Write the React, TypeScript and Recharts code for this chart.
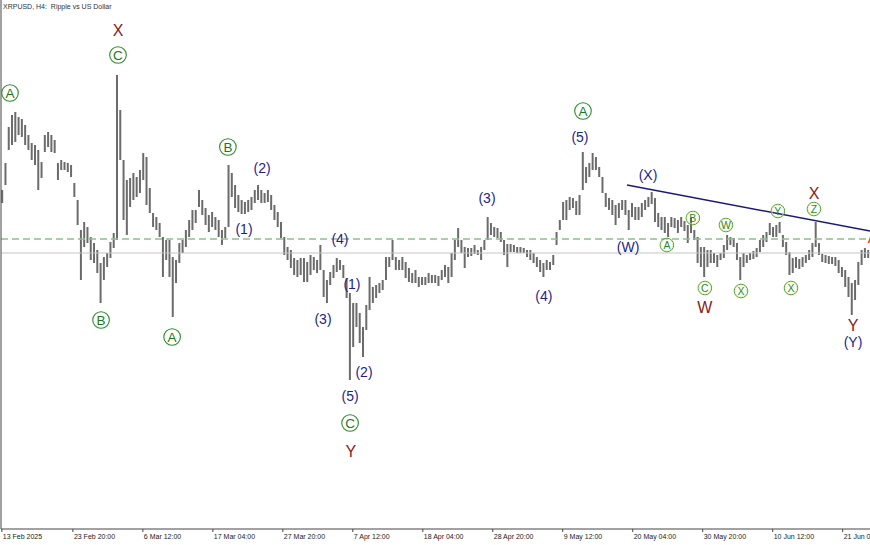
import React from 'react';
import { ComposedChart, Bar, XAxis, YAxis, ReferenceLine, ReferenceDot } from 'recharts';

// XRPUSD H4, one sample every 12 hours from 13 Feb 2025 00:00 (high / low of the period)
const STEP_HOURS = 12;

const highs = [
  2.450, 2.585, 2.765, 2.825, 2.840, 2.815, 2.805, 2.775, 2.725, 2.685,
  2.675, 2.650, 2.590, 2.725, 2.740, 2.725, 2.700, 2.585, 2.600, 2.590,
  2.585, 2.575, 2.485, 2.400, 2.250, 2.290, 2.265, 2.215, 2.185, 2.150,
  2.085, 2.115, 2.135, 2.190, 2.235, 3.025, 2.850, 2.600, 2.500, 2.510,
  2.535, 2.515, 2.550, 2.635, 2.615, 2.460, 2.335, 2.315, 2.285, 2.215,
  2.200, 2.200, 2.115, 2.100, 2.185, 2.200, 2.250, 2.300, 2.350, 2.350,
  2.450, 2.400, 2.360, 2.325, 2.340, 2.315, 2.300, 2.250, 2.265, 2.575,
  2.535, 2.475, 2.425, 2.400, 2.390, 2.400, 2.415, 2.450, 2.475, 2.450,
  2.435, 2.450, 2.425, 2.375, 2.340, 2.290, 2.215, 2.165, 2.150, 2.110,
  2.100, 2.110, 2.110, 2.090, 2.125, 2.115, 2.100, 2.175, 2.050, 2.000,
  2.040, 2.075, 2.110, 2.100, 2.075, 2.010, 1.935, 1.885, 1.885, 1.835,
  1.765, 1.875, 2.015, 1.965, 1.975, 1.985, 2.000, 2.115, 2.115, 2.200,
  2.115, 2.100, 2.115, 2.090, 2.060, 2.035, 2.050, 2.015, 2.015, 2.015,
  2.035, 2.025, 2.025, 2.020, 2.050, 2.075, 2.065, 2.135, 2.200, 2.260,
  2.200, 2.165, 2.160, 2.160, 2.175, 2.150, 2.165, 2.200, 2.315, 2.285,
  2.265, 2.260, 2.240, 2.200, 2.180, 2.180, 2.175, 2.165, 2.165, 2.160,
  2.150, 2.150, 2.135, 2.115, 2.100, 2.085, 2.100, 2.090, 2.125, 2.240,
  2.300, 2.390, 2.400, 2.415, 2.410, 2.395, 2.425, 2.640, 2.565, 2.585,
  2.635, 2.615, 2.565, 2.515, 2.435, 2.410, 2.400, 2.375, 2.385, 2.400,
  2.400, 2.350, 2.385, 2.365, 2.365, 2.385, 2.400, 2.415, 2.440, 2.410,
  2.335, 2.315, 2.315, 2.285, 2.315, 2.310, 2.300, 2.315, 2.295, 2.275,
  2.310, 2.250, 2.215, 2.165, 2.165, 2.150, 2.150, 2.135, 2.125, 2.135,
  2.175, 2.225, 2.215, 2.210, 2.185, 2.115, 2.135, 2.125, 2.135, 2.145,
  2.160, 2.200, 2.225, 2.240, 2.285, 2.265, 2.275, 2.290, 2.225, 2.190,
  2.140, 2.110, 2.115, 2.105, 2.115, 2.125, 2.150, 2.185, 2.290, 2.185,
  2.130, 2.125, 2.120, 2.115, 2.115, 2.100, 2.065, 2.050, 2.015, 1.985,
  2.000, 2.090, 2.150, 2.160, 2.150,
];

const lows = [
  2.385, 2.475, 2.650, 2.675, 2.690, 2.725, 2.715, 2.675, 2.650, 2.600,
  2.575, 2.450, 2.510, 2.640, 2.665, 2.640, 2.635, 2.500, 2.550, 2.550,
  2.540, 2.515, 2.415, 2.275, 2.000, 2.165, 2.185, 2.100, 2.085, 2.035,
  1.885, 2.000, 2.065, 2.110, 2.160, 2.200, 2.600, 2.300, 2.225, 2.365,
  2.400, 2.415, 2.435, 2.500, 2.375, 2.335, 2.265, 2.250, 2.215, 2.015,
  2.100, 2.015, 1.815, 1.985, 2.085, 2.135, 2.165, 2.215, 2.250, 2.285,
  2.365, 2.325, 2.275, 2.240, 2.265, 2.250, 2.215, 2.175, 2.210, 2.265,
  2.415, 2.360, 2.340, 2.330, 2.330, 2.340, 2.350, 2.385, 2.400, 2.385,
  2.385, 2.390, 2.350, 2.300, 2.265, 2.210, 2.125, 2.100, 2.060, 2.025,
  2.015, 2.025, 1.990, 1.990, 2.025, 2.050, 2.035, 2.050, 1.915, 1.885,
  1.975, 2.010, 2.040, 2.050, 2.010, 1.910, 1.500, 1.665, 1.765, 1.685,
  1.615, 1.750, 1.850, 1.885, 1.910, 1.935, 1.950, 2.000, 2.065, 2.100,
  2.050, 2.050, 2.050, 2.010, 1.990, 1.985, 1.985, 1.965, 1.975, 1.975,
  1.985, 1.985, 1.985, 1.970, 2.000, 2.015, 1.985, 2.015, 2.100, 2.165,
  2.135, 2.060, 2.115, 2.120, 2.130, 2.125, 2.100, 2.150, 2.200, 2.225,
  2.215, 2.210, 2.190, 2.125, 2.065, 2.140, 2.140, 2.135, 2.135, 2.135,
  2.115, 2.100, 2.085, 2.065, 2.040, 2.015, 2.050, 2.050, 2.075, 2.175,
  2.250, 2.300, 2.300, 2.350, 2.360, 2.325, 2.325, 2.450, 2.485, 2.515,
  2.550, 2.550, 2.515, 2.435, 2.365, 2.350, 2.325, 2.275, 2.310, 2.350,
  2.325, 2.250, 2.315, 2.300, 2.300, 2.315, 2.350, 2.365, 2.380, 2.290,
  2.265, 2.250, 2.235, 2.215, 2.265, 2.260, 2.235, 2.265, 2.245, 2.185,
  2.235, 2.200, 2.085, 2.065, 2.015, 2.065, 2.085, 2.085, 2.065, 2.100,
  2.110, 2.150, 2.175, 2.165, 2.100, 2.000, 2.065, 2.085, 2.100, 2.105,
  2.115, 2.140, 2.165, 2.190, 2.225, 2.215, 2.215, 2.235, 2.165, 2.125,
  2.025, 2.035, 2.060, 2.055, 2.065, 2.085, 2.100, 2.115, 2.165, 2.125,
  2.090, 2.085, 2.080, 2.080, 2.070, 2.035, 2.015, 1.965, 1.915, 1.825,
  1.900, 1.975, 2.075, 2.110, 2.110,
];

// hours since 13 Feb 2025 00:00
const tickHours = [0, 260, 516, 772, 1028, 1284, 1540, 1796, 2052, 2308, 2564, 2820, 3076];
const tickLabels = [
  '13 Feb 2025', '23 Feb 20:00', '6 Mar 12:00', '17 Mar 04:00', '27 Mar 20:00',
  '7 Apr 12:00', '18 Apr 04:00', '28 Apr 20:00', '9 May 12:00', '20 May 04:00',
  '30 May 20:00', '10 Jun 12:00', '21 Jun 04:00',
];

const greenLevel = 2.205;
const greyLevel = 2.135;
const trendLine = [
  { x: 2287, y: 2.475 },
  { x: 3176, y: 2.245 },
];

// wave marks: big / small circled, bracketed, red
const waveLabels = [
  { text: 'A', t: 30, p: 2.935, kind: 'big' },
  { text: 'X', t: 425, p: 3.25, kind: 'red' },
  { text: 'C', t: 425, p: 3.125, kind: 'big' },
  { text: 'B', t: 363, p: 1.8, kind: 'big' },
  { text: 'A', t: 623, p: 1.715, kind: 'big' },
  { text: 'B', t: 827, p: 2.665, kind: 'big' },
  { text: '(2)', t: 952, p: 2.56, kind: 'paren' },
  { text: '(1)', t: 886, p: 2.255, kind: 'paren' },
  { text: '(4)', t: 1237, p: 2.205, kind: 'paren' },
  { text: '(3)', t: 1175, p: 1.805, kind: 'paren' },
  { text: '(1)', t: 1281, p: 1.98, kind: 'paren' },
  { text: '(2)', t: 1325, p: 1.54, kind: 'paren' },
  { text: '(5)', t: 1274, p: 1.42, kind: 'paren' },
  { text: 'C', t: 1274, p: 1.285, kind: 'big' },
  { text: 'Y', t: 1277, p: 1.145, kind: 'red' },
  { text: '(3)', t: 1775, p: 2.41, kind: 'paren' },
  { text: '(4)', t: 1983, p: 1.92, kind: 'paren' },
  { text: 'A', t: 2126, p: 2.845, kind: 'big' },
  { text: '(5)', t: 2115, p: 2.715, kind: 'paren' },
  { text: '(X)', t: 2364, p: 2.525, kind: 'paren' },
  { text: '(W)', t: 2291, p: 2.165, kind: 'paren' },
  { text: 'A', t: 2433, p: 2.175, kind: 'small' },
  { text: 'B', t: 2528, p: 2.31, kind: 'small' },
  { text: 'C', t: 2572, p: 1.96, kind: 'small' },
  { text: 'W', t: 2572, p: 1.865, kind: 'red' },
  { text: 'W', t: 2649, p: 2.275, kind: 'small' },
  { text: 'X', t: 2704, p: 1.945, kind: 'small' },
  { text: 'Y', t: 2839, p: 2.345, kind: 'small' },
  { text: 'X', t: 2887, p: 1.96, kind: 'small' },
  { text: 'Z', t: 2971, p: 2.355, kind: 'small' },
  { text: 'X', t: 2971, p: 2.435, kind: 'red' },
  { text: 'Y', t: 3114, p: 1.775, kind: 'red' },
  { text: '(Y)', t: 3114, p: 1.69, kind: 'paren' },
  { text: 'A', t: 3187, p: 2.215, kind: 'edge' },
];

const data = highs.map((h, i) => ({ t: i * STEP_HOURS, range: [lows[i], h] }));

const FONT = '"Liberation Sans", Arial, sans-serif';

const AxisTick = ({ x, y, payload }: any) => {
  const idx = tickHours.indexOf(payload.value);
  return (
    <text x={x + 1} y={y + 5} fontSize={7} fill="#222" fontFamily={FONT}>
      {tickLabels[idx]}
    </text>
  );
};

const WaveMark = ({ cx, cy, text, kind }: any) => {
  if (kind === 'big') {
    return (
      <g>
        <circle cx={cx} cy={cy} r={8.3} fill="none" stroke="#2a8c2a" strokeWidth={1.1} />
        <text x={cx} y={cy + 4.8} textAnchor="middle" fontSize={13.5} fill="#1a7a1a" fontFamily={FONT}>
          {text}
        </text>
      </g>
    );
  }
  if (kind === 'small') {
    return (
      <g>
        <circle cx={cx} cy={cy} r={6.8} fill="none" stroke="#4f9f2f" strokeWidth={1} />
        <circle cx={cx} cy={cy} r={5.9} fill="none" stroke="#dfe88a" strokeWidth={0.6} />
        <text x={cx} y={cy + 3.9} textAnchor="middle" fontSize={10.5} fill="#1f8a1f" fontFamily={FONT}>
          {text}
        </text>
      </g>
    );
  }
  if (kind === 'paren') {
    return (
      <text x={cx} y={cy + 5} textAnchor="middle" fontSize={14} fill="#1e1e8c" fontFamily={FONT}>
        {text}
      </text>
    );
  }
  return (
    <text
      x={cx}
      y={cy + 5.7}
      textAnchor="middle"
      fontSize={16}
      fill={kind === 'edge' ? '#c8401a' : '#8b1a1a'}
      fontFamily={FONT}
    >
      {text}
    </text>
  );
};

export default function App() {
  return (
    <div style={{ position: 'absolute', left: 0, top: 0, width: 870, height: 545, background: '#fff' }}>
      <ComposedChart
        width={870}
        height={545}
        data={data}
        margin={{ top: 0, right: 0, bottom: 0, left: 0 }}
      >
        <XAxis
          dataKey="t"
          type="number"
          domain={[-3, 3176]}
          ticks={tickHours}
          tick={<AxisTick />}
          tickSize={3}
          tickLine={{ stroke: '#444' }}
          axisLine={{ stroke: '#444' }}
          height={16}
          interval={0}
          allowDataOverflow
        />
        <YAxis
          type="number"
          domain={[0.755, 3.4]}
          width={1}
          tick={false}
          tickLine={false}
          axisLine={{ stroke: '#444' }}
          allowDataOverflow
        />
        <ReferenceLine y={greyLevel} stroke="#c4c4c4" strokeWidth={1} />
        <ReferenceLine y={greenLevel} stroke="#8cc08c" strokeWidth={1.5} strokeDasharray="7 4" />
        <Bar dataKey="range" fill="#6b6b6b" barSize={2} isAnimationActive={false} />
        <ReferenceLine segment={trendLine} stroke="#1a1a7a" strokeWidth={1.4} ifOverflow="visible" />
        {waveLabels.map((l, i) => (
          <ReferenceDot
            key={i}
            x={l.t}
            y={l.p}
            r={0}
            ifOverflow="visible"
            shape={(props: any) => <WaveMark {...props} text={l.text} kind={l.kind} />}
          />
        ))}
      </ComposedChart>
      <div
        style={{
          position: 'absolute',
          left: 3,
          top: 3,
          fontSize: 7,
          lineHeight: 1,
          color: '#333',
          fontFamily: FONT,
          whiteSpace: 'pre',
        }}
      >
        {'XRPUSD, H4:  Ripple vs US Dollar'}
      </div>
    </div>
  );
}
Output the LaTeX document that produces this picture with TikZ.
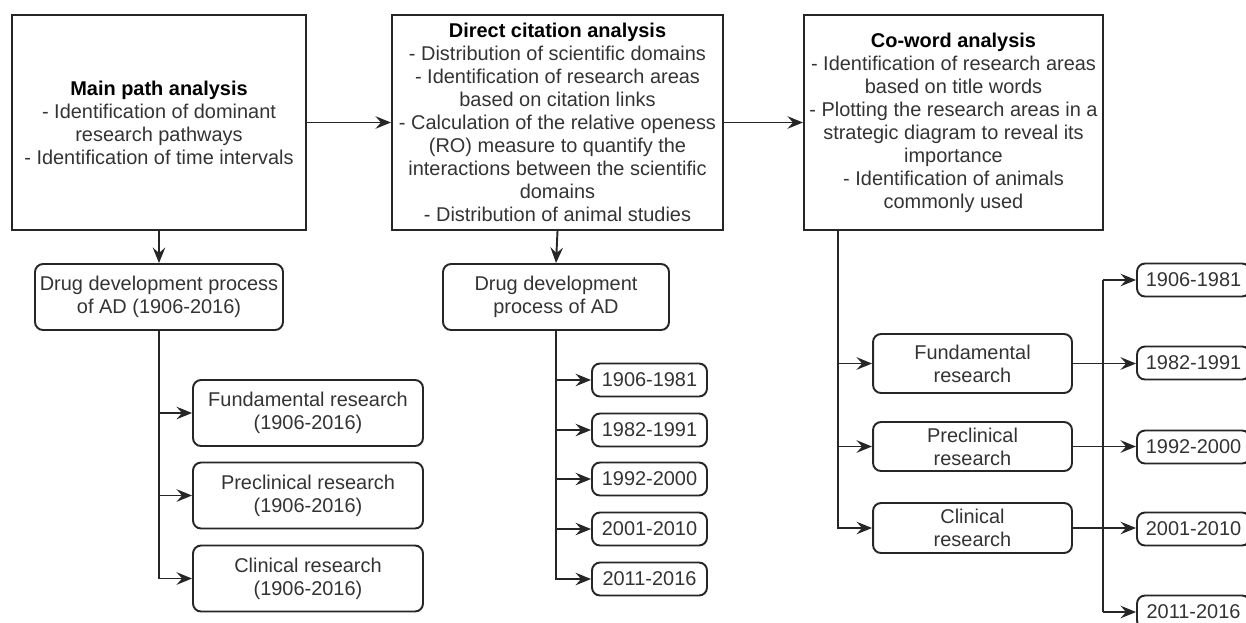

# WHAT YOU WILL DO:
Exactly and only the lines from the top of the records down to the line containing "const STEP_HOURS = 12;" should be transcribed, please, without the pictures.

# COMPLETED TASK:
Write the React, TypeScript and Recharts code for this chart.
import React from 'react';
import { ComposedChart, Bar, XAxis, YAxis, ReferenceLine, ReferenceDot } from 'recharts';

// XRPUSD H4, one sample every 12 hours from 13 Feb 2025 00:00 (high / low of the period)
const STEP_HOURS = 12;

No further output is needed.